Blueprints That Render Themselves: A Component-First Approach to PDFs

When applications need invoices, contracts, certificates, or reports with pixel-level reliability, the most maintainable strategy is to design them like UI. That means composing pages from components, declaring layout via styles, and keeping data flow predictable. This is exactly what react-pdf enables: a model where your PDF is a tree of elements that can be tested, themed, versioned, and automated.

Explore the official docs at react-pdf for deeper guidance.

Why a component-centric PDF pipeline matters

Traditional PDF generation often locks you into template silos or brittle string concatenation. With react-pdf, you build documents the same way you build screens—using components and props—so style, layout, and content remain modular and reusable across product lines and brands. This approach reduces drift, improves testability, and makes iterative design changes routine rather than risky.

Core building blocks that map to document structure

Document and Page

Your PDF has a single root Document and one or more Pages. This matches how teams reason about deliverables: one document containing multiple sections, each section occupying a page or a set of pages. Page size, margins, and orientation become explicit parameters, not afterthoughts.

Text, View, and flex layout

Layout mirrors UI development. Use containers to group content, apply flexbox rules for alignment and spacing, and let layout constraints cascade. Headers, footers, sidebars, and content grids emerge from a few predictable primitives—no manual coordinate juggling.

Images, SVG, and fonts

Brand fidelity flows from proper asset handling. Embed images, inline vector graphics, and custom fonts to ensure consistent typography and crisp visuals across devices and printers. This guarantees that design-approved artifacts survive in regulated workflows.

Getting from idea to a production-ready document

1) Model the document as components. Break an invoice into Header, LineItems, Totals, and Terms. Accept props for data and variants (e.g., currency, locale). Use Storybook or your preferred sandbox to preview each section in isolation.

2) Establish a type-safe data contract. Define types for line items, addresses, taxes, and discounts. Propagate them through your components to eliminate mismatches and ensure accurate totals and formatting.

3) Implement i18n and currency formatting up front. Dates, numbers, and text expansion affect pagination and line wrapping. Treat localization as a first-class constraint to avoid late-stage layout breaks.

4) Test pagination scenarios. Stress-test long tables, nested sections, and legal footers. Confirm that page breaks, widows/orphans, and table headers behave correctly across varied datasets.

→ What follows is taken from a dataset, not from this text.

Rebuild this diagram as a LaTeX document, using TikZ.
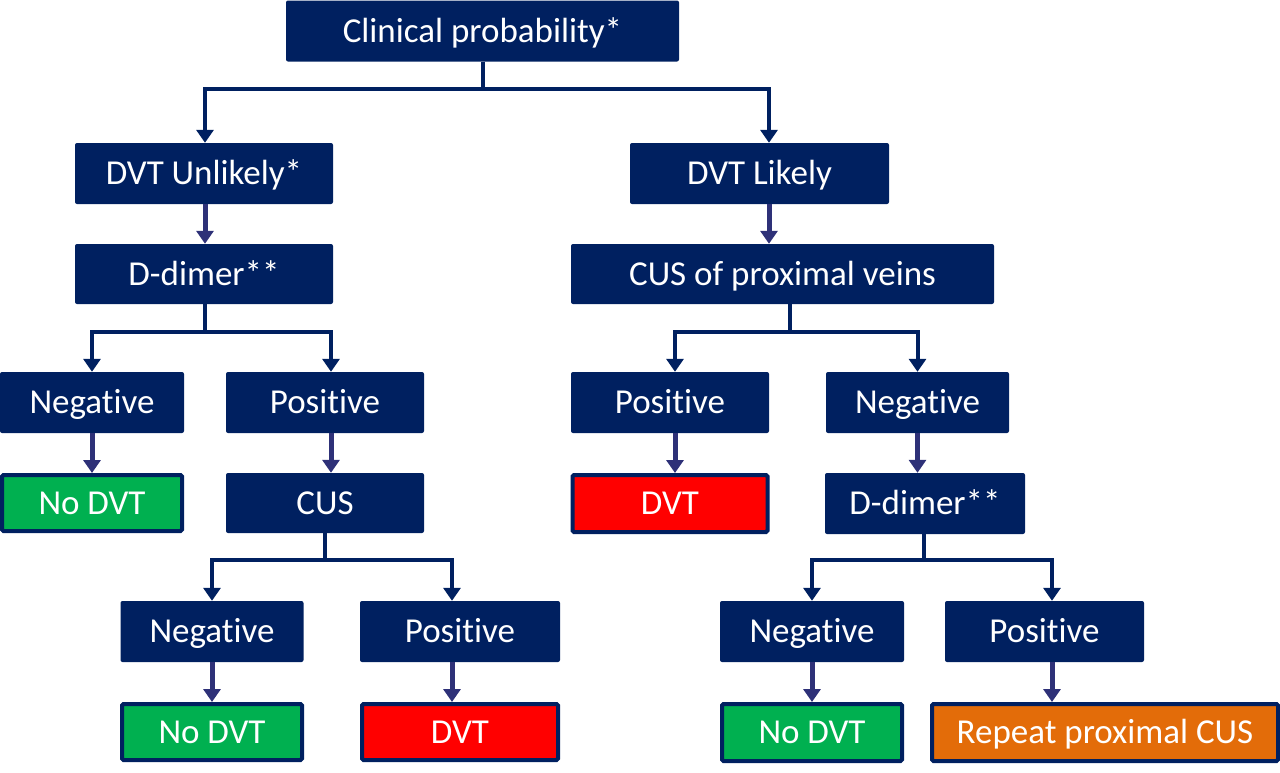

5) Integrate rendering where it fits best. Generate PDFs server-side for reliable headless production and audit trails, or generate client-side for instant previews. Consider a hybrid: quick browser previews with server-side finalization for archival copies.

Styling and layout that scale

Set a global style guide for fonts, spacing, colors, and typography tokens. Use composable spacing and grid utilities for consistency. Keep page-safe content areas and predictable margins so graphics and text never collide. For tables, define reusable row and cell components with explicit min/max widths and alignment rules to avoid layout surprises.

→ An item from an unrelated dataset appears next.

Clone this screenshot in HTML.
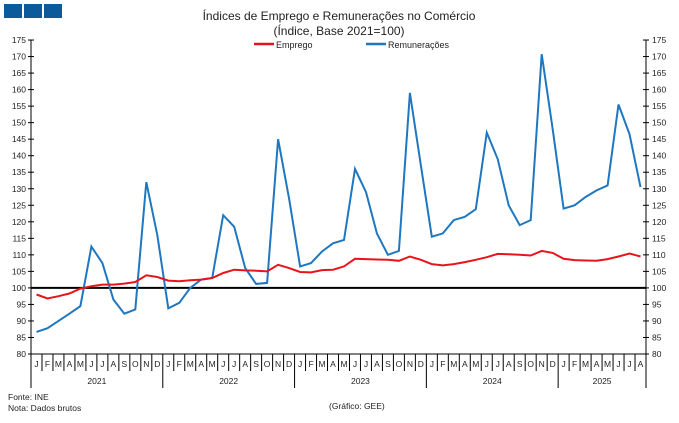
<!DOCTYPE html>
<html><head><meta charset="utf-8"><style>
body{margin:0;background:#fff;width:679px;height:418px;overflow:hidden;font-family:"Liberation Sans",sans-serif}
svg text{font-family:"Liberation Sans",sans-serif;fill:#222}
</style></head><body>
<svg id="s" width="679" height="418" xmlns="http://www.w3.org/2000/svg"></svg>
<script>
const s=document.getElementById('s');let h='';
h+='<rect x="4" y="4" width="18" height="14" fill="#0a5a9c"/><rect x="24" y="4" width="18" height="14" fill="#0a5a9c"/><rect x="44" y="4" width="18" height="14" fill="#0a5a9c"/>';
h+='<text x="339" y="20" font-size="12" text-anchor="middle">Índices de Emprego e Remunerações no Comércio</text>';
h+='<text x="339" y="35" font-size="12" text-anchor="middle">(Índice, Base 2021=100)</text>';
h+='<line x1="254" y1="44" x2="274" y2="44" stroke="#e8141c" stroke-width="2.5"/><text x="276" y="48" font-size="9">Emprego</text>';
h+='<line x1="366" y1="44" x2="386" y2="44" stroke="#1f77c0" stroke-width="2.5"/><text x="388" y="48" font-size="9">Remunerações</text>';
const L=31,R=646,n=56,dx=(R-L)/n;const Y=v=>354-(v-80)*3.305;
h+=`<line x1="${L}" y1="40" x2="${L}" y2="354" stroke="#000"/><line x1="${R}" y1="40" x2="${R}" y2="354" stroke="#000"/>`;
for(let v=80;v<=175;v+=5){const y=Y(v);h+=`<line x1="${L-3}" y1="${y}" x2="${L+3}" y2="${y}" stroke="#000"/><line x1="${R-3}" y1="${y}" x2="${R+3}" y2="${y}" stroke="#000"/><text x="${L-5}" y="${y+3}" font-size="8.5" text-anchor="end">${v}</text><text x="${R+6}" y="${y+3}" font-size="8.5">${v}</text>`;}
h+=`<line x1="${L}" y1="354" x2="${R}" y2="354" stroke="#000"/>`;
const m='JFMAMJJASOND';
for(let i=0;i<n;i++){const x=L+i*dx;h+=`<line x1="${x}" y1="354" x2="${x}" y2="${i%12==0?388:371}" stroke="#000"/><text x="${x+dx/2}" y="367" font-size="8.5" text-anchor="middle">${m[i%12]}</text>`;}
h+=`<line x1="${R}" y1="354" x2="${R}" y2="388" stroke="#000"/>`;
['2021','2022','2023','2024','2025'].forEach((t,k)=>{const a=L+k*12*dx,b=Math.min(R,a+12*dx);h+=`<text x="${(a+b)/2}" y="384" font-size="8.5" text-anchor="middle">${t}</text>`;});
h+=`<line x1="${L}" y1="${Y(100)}" x2="${R}" y2="${Y(100)}" stroke="#000" stroke-width="2"/>`;
const e=[98,96.8,97.5,98.3,99.8,100.5,101,101,101.3,101.8,103.8,103.3,102.2,102,102.3,102.5,103,104.5,105.5,105.3,105.2,105,107,106,104.8,104.7,105.4,105.5,106.5,108.8,108.7,108.6,108.5,108.2,109.5,108.5,107.2,106.8,107.2,107.8,108.5,109.3,110.3,110.2,110,109.8,111.2,110.6,108.8,108.4,108.3,108.2,108.7,109.5,110.4,109.5];
const r=[86.7,87.8,90,92.2,94.5,112.5,107.5,96.5,92.2,93.5,132,116,93.8,95.5,100,102.5,103,122,118.5,106,101.2,101.5,145,127,106.5,107.5,111,113.5,114.5,136,129,116.5,110,111.2,159,137,115.5,116.5,120.5,121.5,123.8,147,139,125,119,120.5,170.7,148,124,125,127.5,129.5,131,155.5,146.5,130.5];
const p=a=>a.map((v,i)=>`${(L+(i+0.5)*dx).toFixed(1)},${Y(v).toFixed(1)}`).join(' ');
h+=`<polyline points="${p(r)}" fill="none" stroke="#1f77c0" stroke-width="2"/>`;
h+=`<polyline points="${p(e)}" fill="none" stroke="#e8141c" stroke-width="2"/>`;
h+='<text x="8" y="400" font-size="8.5">Fonte: INE</text><text x="8" y="411" font-size="8.5">Nota: Dados brutos</text><text x="329" y="409" font-size="8.5">(Gráfico: GEE)</text>';
s.innerHTML=h;
</script></body></html>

Performance and throughput

For large batches, generate documents concurrently but respect memory limits. Stream outputs where possible so users don’t wait for entire bundles before downloads begin. Cache static fragments (like letterheads or legal sections) and only re-render the dynamic portions. Monitor timing with realistic datasets, not trivial samples.

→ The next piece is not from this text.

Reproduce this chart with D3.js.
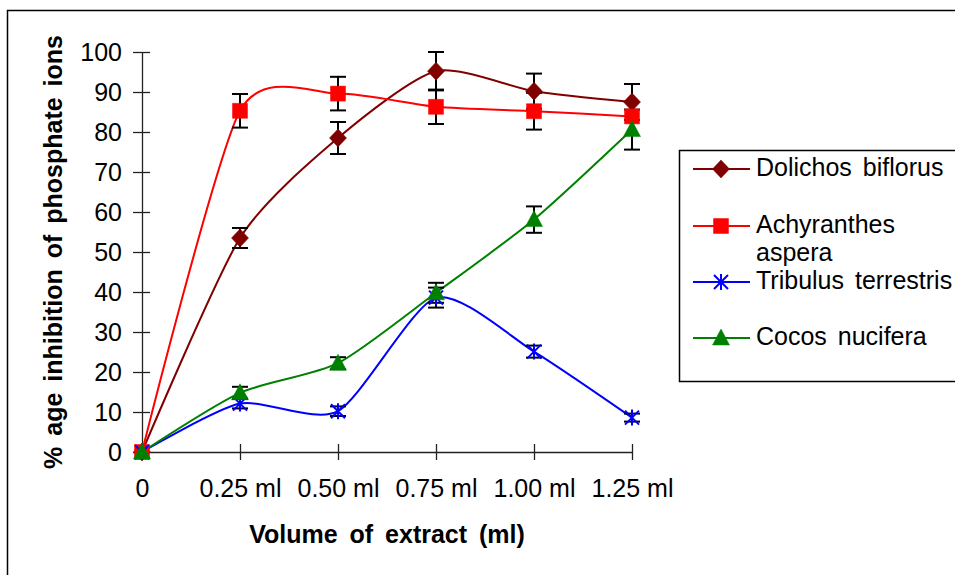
<!DOCTYPE html>
<html>
<head>
<meta charset="utf-8">
<script src="https://cdn.jsdelivr.net/npm/d3@7"></script>
<style>
  body { margin: 0; background: #fff; }
  text { font-family: Arial, "Liberation Sans", sans-serif; }
</style>
</head>
<body>
<div id="chart"></div>
<script>
let width = 955
let height = 575

// data
const volumes = ['0', '0.25 ml', '0.50 ml', '0.75 ml', '1.00 ml', '1.25 ml']
const yTicks = [0, 10, 20, 30, 40, 50, 60, 70, 80, 90, 100]

const dolichos = [0, 53.5, 78.5, 95.2, 90.2, 87.5]
const dolichosErr = [0, 2.5, 4, 4.8, 4.4, 4.5]

const achyranthes = [0, 85.3, 89.6, 86.3, 85.2, 83.9]
const achyranthesErr = [0, 4.2, 4.2, 4.3, 4.6, 0]

const tribulus = [0, 12.1, 10.2, 38.6, 25.1, 8.6]
const tribulusErr = [0, 1.2, 1.2, 2.5, 1.5, 1]

const cocos = [0, 14.8, 22.2, 39.8, 58.1, 80.6]
const cocosErr = [0, 1.5, 1.5, 2.5, 3.3, 5]

const seriesNames = ['Dolichos biflorus', 'Achyranthes aspera', 'Tribulus terrestris', 'Cocos nucifera']

let series = [
    {name: seriesNames[0], values: dolichos, err: dolichosErr, color: '#800000', marker: 'diamond'},
    {name: seriesNames[1], values: achyranthes, err: achyranthesErr, color: '#ff0000', marker: 'square'},
    {name: seriesNames[2], values: tribulus, err: tribulusErr, color: '#0000ff', marker: 'star'},
    {name: seriesNames[3], values: cocos, err: cocosErr, color: '#008000', marker: 'triangle'}
]

let svg = d3.select('#chart')
            .append('svg')
            .attr('width', width)
            .attr('height', height)

// outer chart border (runs off the right and bottom)
svg.append('rect')
    .attr('x', 7.5)
    .attr('y', 10.5)
    .attr('width', 1200)
    .attr('height', 1000)
    .attr('fill', 'none')
    .attr('stroke', '#000')
    .attr('stroke-width', 1.5)

let xScale = d3.scalePoint()
            .domain(volumes)
            .range([142, 632])

let yScale = d3.scaleLinear()
            .domain([0, 100])
            .range([452, 52])

// y axis
let yAxis = svg.append('g')
    .attr('transform', 'translate(142,0)')
    .call(d3.axisLeft(yScale).tickValues(yTicks).tickSize(9).tickSizeOuter(0).tickPadding(11))
yAxis.select('.domain').attr('stroke', '#222').attr('stroke-width', 1.3)
yAxis.selectAll('.tick line').attr('x1', 8).attr('stroke', '#222').attr('stroke-width', 1.3)
yAxis.selectAll('.tick text')
    .style('font-size', '25px')
    .attr('fill', '#000')
    .attr('font-family', 'Arial, "Liberation Sans", sans-serif')

// x axis
let xAxis = svg.append('g')
    .attr('transform', 'translate(0,452)')
    .call(d3.axisBottom(xScale).tickSize(8).tickSizeOuter(0).tickPadding(19))
xAxis.select('.domain').attr('stroke', '#222').attr('stroke-width', 1.3)
xAxis.selectAll('.tick line').attr('y1', -8).attr('stroke', '#222').attr('stroke-width', 1.3)
xAxis.selectAll('.tick text')
    .style('font-size', '25px')
    .attr('fill', '#000')
    .attr('font-family', 'Arial, "Liberation Sans", sans-serif')

// axis titles
svg.append('text')
    .attr('transform', 'translate(62,252) rotate(-90)')
    .attr('text-anchor', 'middle')
    .style('font-size', '25px')
    .style('font-weight', 'bold')
    .style('word-spacing', '4px')
    .text('% age inhibition of phosphate ions')

svg.append('text')
    .attr('x', 387)
    .attr('y', 543)
    .attr('text-anchor', 'middle')
    .style('font-size', '25px')
    .style('font-weight', 'bold')
    .style('word-spacing', '5px')
    .text('Volume of extract (ml)')

function markerPath(type) {
    if (type === 'diamond') return 'M0,-9L8.5,0L0,9L-8.5,0Z'
    if (type === 'square') return 'M-7.5,-7.5H7.5V7.5H-7.5Z'
    if (type === 'triangle') return 'M0,-9L8.5,7L-8.5,7Z'
    return 'M0,-8V8M-7,-7L7,7M-7,7L7,-7'
}

function drawMarker(g, type, color) {
    let p = g.append('path').attr('d', markerPath(type))
    if (type === 'star') {
        p.attr('fill', 'none').attr('stroke', color).attr('stroke-width', 2)
    } else {
        p.attr('fill', color).attr('stroke', color).attr('stroke-width', 0.5)
    }
}

// smoothed lines like the spreadsheet's
let line = d3.line()
    .x((d, i) => xScale(volumes[i]))
    .y(d => yScale(d))
    .curve(d3.curveCardinal.tension(0.3))

svg.selectAll('.series-line')
    .data(series)
    .enter()
    .append('path')
    .attr('class', 'series-line')
    .attr('d', d => line(d.values))
    .attr('fill', 'none')
    .attr('stroke', d => d.color)
    .attr('stroke-width', 2)

// error bars
series.forEach(s => {
    let eg = svg.append('g')
    s.values.forEach((v, i) => {
        if (!s.err[i]) return
        let x = xScale(volumes[i])
        let y1 = yScale(v + s.err[i])
        let y2 = yScale(v - s.err[i])
        eg.append('line').attr('x1', x).attr('x2', x).attr('y1', y1).attr('y2', y2)
        eg.append('line').attr('x1', x - 8).attr('x2', x + 8).attr('y1', y1).attr('y2', y1)
        eg.append('line').attr('x1', x - 8).attr('x2', x + 8).attr('y1', y2).attr('y2', y2)
    })
    eg.selectAll('line').attr('stroke', '#000').attr('stroke-width', 2)
})

// markers
series.forEach(s => {
    s.values.forEach((v, i) => {
        let g = svg.append('g')
            .attr('transform', 'translate(' + xScale(volumes[i]) + ',' + yScale(v) + ')')
        drawMarker(g, s.marker, s.color)
    })
})

// legend
let legend = svg.append('g')

legend.append('rect')
    .attr('x', 679.5)
    .attr('y', 150.5)
    .attr('width', 400)
    .attr('height', 231)
    .attr('fill', '#fff')
    .attr('stroke', '#000')
    .attr('stroke-width', 1.5)

let legendY = [169, 226, 282, 338]

series.forEach((s, i) => {
    let row = legend.append('g')
        .attr('transform', 'translate(0,' + legendY[i] + ')')
    row.append('line')
        .attr('x1', 693)
        .attr('x2', 750)
        .attr('y1', 0)
        .attr('y2', 0)
        .attr('stroke', s.color)
        .attr('stroke-width', 2)
    let m = row.append('g').attr('transform', 'translate(721,0)')
    drawMarker(m, s.marker, s.color)
})

// legend labels (Achyranthes wraps onto two lines)
let labelLines = [['Dolichos biflorus'], ['Achyranthes', 'aspera'], ['Tribulus terrestris'], ['Cocos nucifera']]

labelLines.forEach((lines, i) => {
    let t = legend.append('text')
        .attr('x', 756)
        .attr('y', legendY[i] + 7)
        .style('font-size', '25px')
        .style('word-spacing', '4px')
    lines.forEach((l, j) => {
        t.append('tspan')
            .attr('x', 756)
            .attr('dy', j === 0 ? 0 : 28)
            .text(l)
    })
})
</script>
</body>
</html>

Accuracy, compliance, and accessibility

In regulated contexts, fidelity is non-negotiable. Embed fonts to avoid substitution, and keep images at appropriate DPI for print. Include selectable text when possible to improve searchability and copyability. Ensure contrast ratios meet brand and accessibility standards, and structure logical reading order for assistive technologies.

Common pitfalls—and how to avoid them

Asset loading: Ensure fonts and images are resolvable in the target environment (both local dev and production). Centralize asset paths and preflight them.

Long content overflow: Define explicit page-break rules and repeated headers for multi-page tables. Validate with worst-case payloads early.

Locale expansion: Languages with longer words or right-to-left scripts require extra line-height, spacing, and alignment testing. Bake these assumptions into your components.

Inconsistent rendering across environments: Lock versions, pin fonts, and keep a reference golden PDF for visual diffing during CI to catch subtle regressions.

Use cases that benefit most

Commerce: invoices, receipts, packing slips with barcodes or QR codes.

Fintech: statements, KYC summaries, trade confirmations with precise number formatting.

SaaS admin: usage reports, audit logs, and compliance exports that mirror UI tables.

Education: certificates, transcripts, and progress reports with branded layouts.

Closing thoughts

By embracing a component-first mindset, react-pdf turns document generation into a familiar, maintainable workflow. You gain design consistency, testability, and production-grade reliability without surrendering flexibility. Start small with modular sections, iterate with realistic data, and ship documents that your design team—and your auditors—can trust.